▸ **TO BE DONE**
Exactly retype the lines from the top of the data through the line containing "plt.rcParams['mathtext.it'] = 'Liberation", leaving out every picture.

▸ **SOURCE DATA**
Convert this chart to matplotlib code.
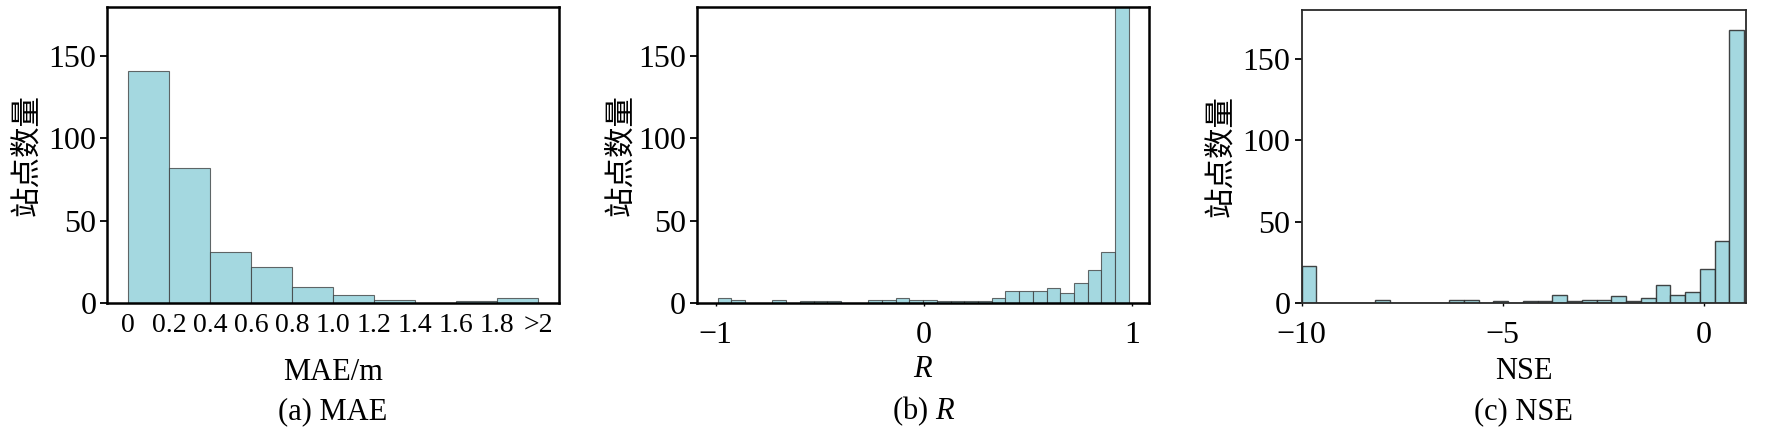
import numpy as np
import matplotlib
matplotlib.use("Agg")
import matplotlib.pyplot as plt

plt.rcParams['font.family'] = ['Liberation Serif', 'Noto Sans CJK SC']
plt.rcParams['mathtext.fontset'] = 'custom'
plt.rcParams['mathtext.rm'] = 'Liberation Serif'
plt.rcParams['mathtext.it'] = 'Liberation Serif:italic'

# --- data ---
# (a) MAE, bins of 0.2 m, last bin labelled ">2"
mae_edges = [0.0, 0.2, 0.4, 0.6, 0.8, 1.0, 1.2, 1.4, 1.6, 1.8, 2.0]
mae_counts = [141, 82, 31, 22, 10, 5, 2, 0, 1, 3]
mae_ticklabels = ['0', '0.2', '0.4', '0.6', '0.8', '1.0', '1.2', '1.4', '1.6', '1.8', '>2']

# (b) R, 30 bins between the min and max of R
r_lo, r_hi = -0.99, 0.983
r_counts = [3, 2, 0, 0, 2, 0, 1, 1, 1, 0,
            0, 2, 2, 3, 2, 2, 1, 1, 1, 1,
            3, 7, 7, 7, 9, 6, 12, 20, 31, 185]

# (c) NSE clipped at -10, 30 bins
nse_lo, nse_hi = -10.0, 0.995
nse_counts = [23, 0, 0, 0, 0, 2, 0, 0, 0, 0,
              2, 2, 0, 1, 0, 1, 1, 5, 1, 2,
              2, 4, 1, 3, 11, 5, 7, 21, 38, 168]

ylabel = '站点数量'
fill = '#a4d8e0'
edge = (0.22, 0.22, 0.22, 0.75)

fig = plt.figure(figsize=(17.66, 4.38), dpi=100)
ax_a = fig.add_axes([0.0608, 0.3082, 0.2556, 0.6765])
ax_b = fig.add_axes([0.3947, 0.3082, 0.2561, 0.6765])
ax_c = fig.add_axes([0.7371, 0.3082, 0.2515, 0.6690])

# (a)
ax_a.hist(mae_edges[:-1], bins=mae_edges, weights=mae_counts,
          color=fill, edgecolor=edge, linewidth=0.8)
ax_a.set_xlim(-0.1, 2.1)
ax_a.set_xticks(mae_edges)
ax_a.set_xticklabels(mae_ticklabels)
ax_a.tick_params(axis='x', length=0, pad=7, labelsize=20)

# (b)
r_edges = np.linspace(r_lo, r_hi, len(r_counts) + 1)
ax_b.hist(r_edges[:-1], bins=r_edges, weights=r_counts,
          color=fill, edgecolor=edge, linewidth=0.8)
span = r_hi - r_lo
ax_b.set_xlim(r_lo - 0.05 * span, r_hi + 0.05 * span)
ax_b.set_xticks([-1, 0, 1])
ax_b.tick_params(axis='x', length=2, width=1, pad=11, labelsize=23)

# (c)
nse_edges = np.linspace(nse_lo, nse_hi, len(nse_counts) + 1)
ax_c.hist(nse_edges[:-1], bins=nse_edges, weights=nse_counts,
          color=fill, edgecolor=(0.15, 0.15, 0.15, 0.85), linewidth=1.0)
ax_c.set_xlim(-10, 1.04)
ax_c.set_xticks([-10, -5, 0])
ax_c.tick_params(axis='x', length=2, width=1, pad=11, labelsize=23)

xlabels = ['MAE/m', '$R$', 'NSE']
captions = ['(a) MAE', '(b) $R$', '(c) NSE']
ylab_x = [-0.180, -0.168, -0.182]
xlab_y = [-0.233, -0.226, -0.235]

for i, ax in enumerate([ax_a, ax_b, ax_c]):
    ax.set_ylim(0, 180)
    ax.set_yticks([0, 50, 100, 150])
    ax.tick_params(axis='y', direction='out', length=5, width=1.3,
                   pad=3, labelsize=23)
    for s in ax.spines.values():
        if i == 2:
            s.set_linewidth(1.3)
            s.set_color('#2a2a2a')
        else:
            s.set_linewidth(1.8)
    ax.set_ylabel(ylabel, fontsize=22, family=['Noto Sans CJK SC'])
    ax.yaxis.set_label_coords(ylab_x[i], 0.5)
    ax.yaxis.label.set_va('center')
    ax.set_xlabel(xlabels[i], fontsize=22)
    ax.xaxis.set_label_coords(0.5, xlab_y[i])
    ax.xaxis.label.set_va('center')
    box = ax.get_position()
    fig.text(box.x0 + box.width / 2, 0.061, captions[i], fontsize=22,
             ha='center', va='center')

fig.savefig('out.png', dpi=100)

▸ **THE COMPLETED TASK**
Convert this chart to matplotlib code.
import numpy as np
import matplotlib
matplotlib.use("Agg")
import matplotlib.pyplot as plt

plt.rcParams['font.family'] = ['Liberation Serif', 'Noto Sans CJK SC']
plt.rcParams['mathtext.fontset'] = 'custom'
plt.rcParams['mathtext.rm'] = 'Liberation Serif'
plt.rcParams['mathtext.it'] = 'Liberation Serif:italic'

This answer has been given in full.